Sur la demande de dommages et intérêts pour retard dans le paiement des factures
La société Esquiss qui sollicite l'allocation de dommages-intérêts pour paiement tardif injustifié de factures ne rapporte pas la preuve de ces faits et le jugement sera donc confirmé en ce qu'il l'a déboutée de ses demandes.
Sur la demande de dommages et intérêts pour procédure abusive
La société Yves Dorsey sollicite la condamnation de la société Esquiss au paiement d'une somme de 20.000 € à titre de dommages et intérêts pour procédure abusive.
Toutefois elle ne rapporte pas la preuve que la société Esquiss aurait abusé de son droit à agir ; elle sera en conséquence déboutée de sa demande de dommages-intérêts pour procédure abusive.
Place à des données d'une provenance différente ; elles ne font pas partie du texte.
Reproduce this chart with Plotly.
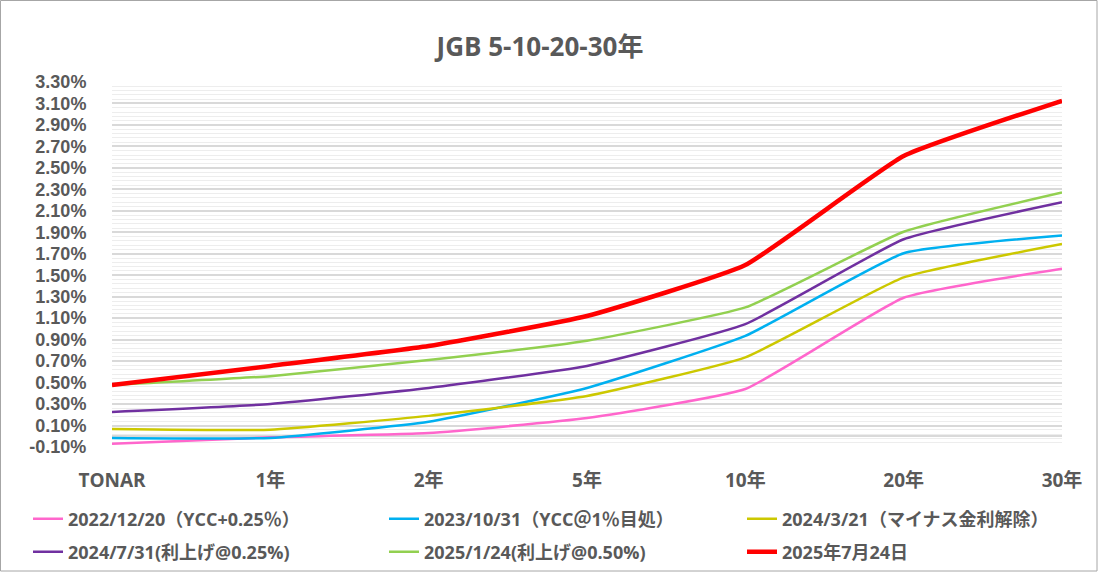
import plotly.graph_objects as go

# JGB yield curves (%)
MATURITIES = ["TONAR", "1年", "2年", "5年", "10年", "20年", "30年"]

Y_2022_12_20 = [-0.07, -0.01, 0.03, 0.17, 0.44, 1.29, 1.56]
Y_2023_10_31 = [-0.015, -0.015, 0.135, 0.45, 0.935, 1.705, 1.87]
Y_2024_03_21 = [0.068, 0.06, 0.19, 0.375, 0.735, 1.48, 1.79]
Y_2024_07_31 = [0.227, 0.30, 0.45, 0.655, 1.045, 1.835, 2.18]
Y_2025_01_24 = [0.477, 0.56, 0.71, 0.89, 1.20, 1.905, 2.27]
Y_2025_07_24 = [0.477, 0.655, 0.84, 1.12, 1.595, 2.61, 3.125]

SERIES_NAMES = [
    "2022/12/20（YCC+0.25％）",
    "2023/10/31（YCC＠1％目処）",
    "2024/3/21（マイナス金利解除）",
    "2024/7/31(利上げ@0.25%)",
    "2025/1/24(利上げ@0.50%)",
    "2025年7月24日",
]
SERIES_VALUES = [Y_2022_12_20, Y_2023_10_31, Y_2024_03_21, Y_2024_07_31, Y_2025_01_24, Y_2025_07_24]
COLORS = ["#FF66CC", "#00B0F0", "#CCC800", "#7030A0", "#92D050", "#FF0000"]
WIDTHS = [2.5, 2.5, 2.5, 2.5, 2.5, 4.5]

Y_TICKS = [round(-0.1 + 0.2 * i, 2) for i in range(18)]

FONT = "Open Sans, Noto Sans CJK JP, sans-serif"
TICK_FONT = "Liberation Sans, Arial, sans-serif"
GREY = "#595959"

W, H = 1098, 572
L, R, T, B = 112, 36, 82, 125
PW, PH = W - L - R, H - T - B

# legend slot positions (px): text left edge, row centre
LEGEND_POS = [(68, 519), (424, 519), (782, 519), (68, 552), (424, 552), (782, 552)]


def px_x(px):
    return (px - L) / PW


def px_y(py):
    return (H - B - py) / PH


fig = go.Figure()
legends = {}
for i, (name, vals) in enumerate(zip(SERIES_NAMES, SERIES_VALUES)):
    key = "legend" if i == 0 else f"legend{i + 1}"
    fig.add_trace(go.Scatter(
        x=MATURITIES, y=vals, name=name, mode="lines",
        line=dict(color=COLORS[i], width=WIDTHS[i], shape="spline", smoothing=0.4),
        legend=key,
    ))
    tx, ty = LEGEND_POS[i]
    legends[key] = dict(
        orientation="h", xref="container", yref="container",
        x=(tx - 40) / W, y=1 - ty / H, xanchor="left", yanchor="middle",
        font=dict(family=FONT, size=18, color=GREY, weight="bold"),
        bgcolor="rgba(0,0,0,0)", borderwidth=0,
    )

fig.update_layout(
    width=W, height=H,
    margin=dict(l=L, r=R, t=T, b=B, autoexpand=False),
    paper_bgcolor="white", plot_bgcolor="white",
    font=dict(family=FONT, color=GREY),
    title=dict(text="<b>JGB 5-10-20-30年</b>", x=540 / W, xref="container", xanchor="center",
               y=1 - 47 / H, yanchor="middle",
               font=dict(family=FONT, size=26, color=GREY)),
    showlegend=True,
    **legends,
    xaxis=dict(
        type="category", range=[0, 6], showgrid=False, showline=False, zeroline=False,
        ticks="outside", ticklen=16, tickcolor="rgba(0,0,0,0)",
        tickfont=dict(family=FONT, size=19, color=GREY, weight="bold"),
    ),
    yaxis=dict(
        range=[-0.1, 3.3], tickmode="array", tickvals=Y_TICKS,
        ticktext=[f"{v:.2f}%" for v in Y_TICKS],
        showgrid=True, gridcolor="#D9D9D9", gridwidth=1.5,
        zeroline=True, zerolinecolor="#D9D9D9", zerolinewidth=1.5,
        showline=False, ticks="outside", ticklen=21, tickcolor="rgba(0,0,0,0)",
        tickfont=dict(family=TICK_FONT, size=18, color=GREY, weight="bold"),
        minor=dict(tick0=-0.1, dtick=0.04, showgrid=True, gridcolor="#EDEDED", gridwidth=1),
    ),
    shapes=[dict(type="rect", xref="paper", yref="paper",
                 x0=px_x(0.5), x1=px_x(1097), y0=px_y(571), y1=px_y(0.5),
                 line=dict(color="#A6A6A6", width=1), fillcolor="rgba(0,0,0,0)", layer="below")],
)

fig.write_html("out.html", config={"displayModeBar": False},
               post_script="document.body.style.margin = '0';")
Sur l'article 700 du code de procédure civile
Les premiers juges n'ont pas prononcé de condamnation au titre de l'article 700 du code de procédure civile ; il n'y a pas lieu de réformer le jugement de ce chef.
En cause d'appel la société a dû engager des frais non compris dans les dépens qu'il serait inéquitable de laisser en totalité à sa charge, qu'il y a lieu de faire application des dispositions de l'article 700 dans la mesure qui sera précisée au dispositif.
PAR CES MOTIFS
Confirme le jugement en toutes ses dispositions.
Condamne la société Esquiss aux dépens de première instance et d'appel avec recouvrement dans les conditions de l'article 699 du code de procédure civile.
Condamne la société Esquiss à verser à la société Dorsey la somme de 7.500 euros en cause d'appel au titre de l'article 700 du code de procédure civile.